Et si les politiques français tweetaient comme Donald Trump ?
Son entrée en campagne n'a pas empêché Donald Trump de publier des tweets injurieux et diffamants, sans que cela ne lui cause des ennuis judiciaires. Serait-ce possible en France ?
"Bidon", "arnaque", "corrompu", "incompétent", "insignifiant", "idiot", "mauvais", "menteur", "tricheur", "pourri"... Au cours de la campagne pour la présidentielle américaine, Donald Trump a étalé sur Twitter son langage fleuri. Depuis l'annonce de sa candidature en juin 2015, il a insulté via le réseau social pas moins de 281 personnes : Hillary Clinton, bien sûr, mais aussi des candidats à la primaire républicaine, des adversaires politiques, des célébrités ou des journalistes. Des centaines et des centaines d'insultes et d'attaques ad hominem compilées par le New York Times, et traduites par franceinfo, vendredi 28 octobre. Sans que cela ne lui cause pour le moment le moindre ennui judiciaire.
De l'autre côté de l'Atlantique, la liberté d'expression est sacrée. Elle est régie par le premier amendement de la Constitution américaine. "C'est l'un des droits fondamentaux. Les juridictions ont beaucoup de réserve à l'idée de porter atteinte ou d'encadrer cette liberté", explique Valère Ndior, maître de conférences à l'université Toulouse-1 et directeur de l'ouvrage Droit et réseaux sociaux (éd. Lextenso, 2016). Si les propos ne versent pas très clairement dans l'antisémitisme, le racisme, l'homophobie, ou ne constituent pas un appel explicite à la violence, "il est difficile d'envisager une action", résume le juriste.
Mais en France, que se passerait-il si les candidats à l'élection présidentielle se mettaient à tweeter comme Donald Trump ? Pourraient-il s'en prendre à leurs adversaires avec autant de virulence ?
"Des actions en justice ne seraient pas à écarter"

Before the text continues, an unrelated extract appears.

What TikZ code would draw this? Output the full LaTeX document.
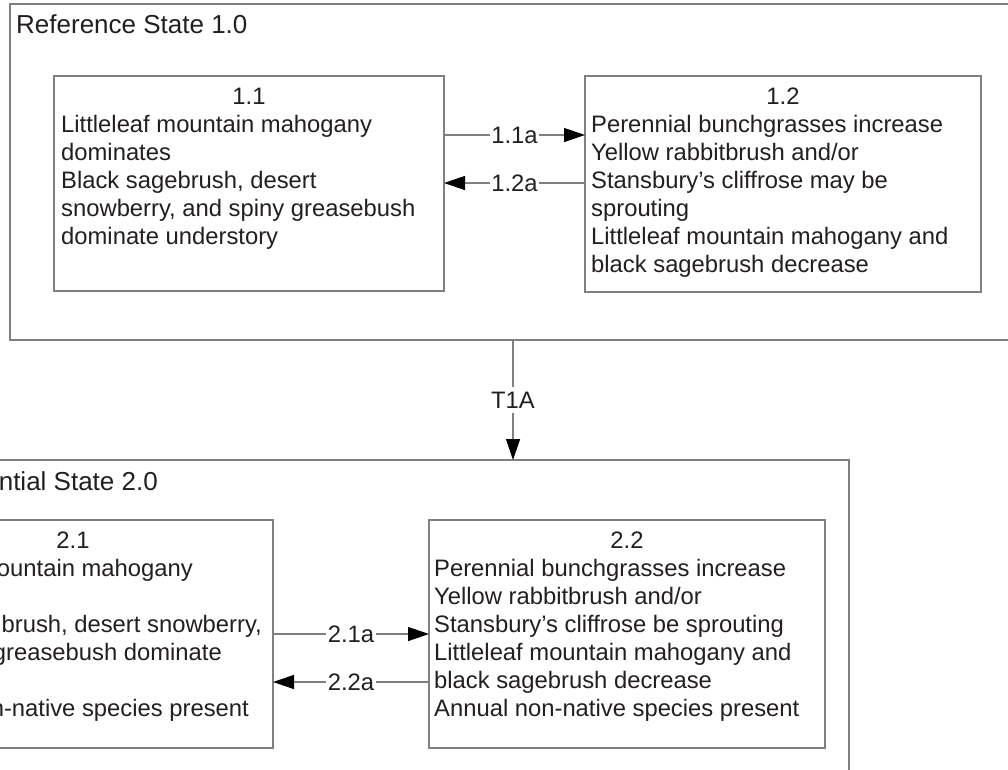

"Il faut reconnaître qu'en France, les hommes politiques font quand même preuve de plus de réserve sur les réseaux sociaux qu'un Donald Trump, euphémise Valère Ndior. D'ailleurs, généralement, ils s'empressent de supprimer leurs publications dès lors qu'ils s'aperçoivent qu'elles ont tendance à frôler l'injure." De fait, si l'un des candidats à l'élection présidentielle se muait en "Donald Trump à la française", "des actions en justice ne seraient pas à écarter", assure le juriste.
Dans le droit français, les comptes Twitter, comme les pages Facebook des politiques, sont considérés comme des espaces publics. "Les réseaux sociaux et internet sont en grande partie réglementés par la loi de 2004 pour la confiance en l'économie numérique : on applique sur les réseaux sociaux les règles relatives à la presse", précise Valère Ndior.
Et en vertu de la loi du 29 juillet 1881, lorsqu'il traite un adversaire de "corrompu", de "menteur" ou clame que "sa place est en prison", Trump use de propos qui "pourraient tout à fait être sanctionnés". Car aux yeux du droit français, nombre de tweets du candidat républicain peuvent être considérés comme "outrageants" et "méprisants". "D'autre part, on frôle la diffamation quand Donald Trump semble porter atteinte à l'honneur et à la considération de la personne mentionnée", relève Valère Ndior. En France, un candidat risquerait alors jusqu'à 45 000 euros d'amende.
L'agressivité très mal perçue
Surtout, le personnel politique français sait qu'en campagne, "recourir publiquement à l'insulte est contre-productif", poursuit Christian Delporte, professeur d’histoire contemporaine à l'université de Versailles Saint-Quentin-en-Yvelines, spécialiste des médias et de la communication politique. Qui relève une exception : les extrêmes, "où l'on trouve un noyau très idéologisé, avec des partisans très fidèles à leurs leaders".
Dans notre pays, "l'insulte, comme l'agressivité sont très mal perçues", reprend Christian Delporte. Ce qui explique que, s'il arrive que certains s'insultent "dans le feu de l'action, dans la passion des débats, et notamment à l'Assemblée nationale", ils ne le font quasiment jamais sur Twitter, où les messages sont "l'expression d'une réaction à froid". "Les politiques peuvent être en colère, mais pas agressifs", résume Christian Delporte. Pour une raison très rationnelle : "L'agressivité est toujours perçue comme une perte de sang-froid."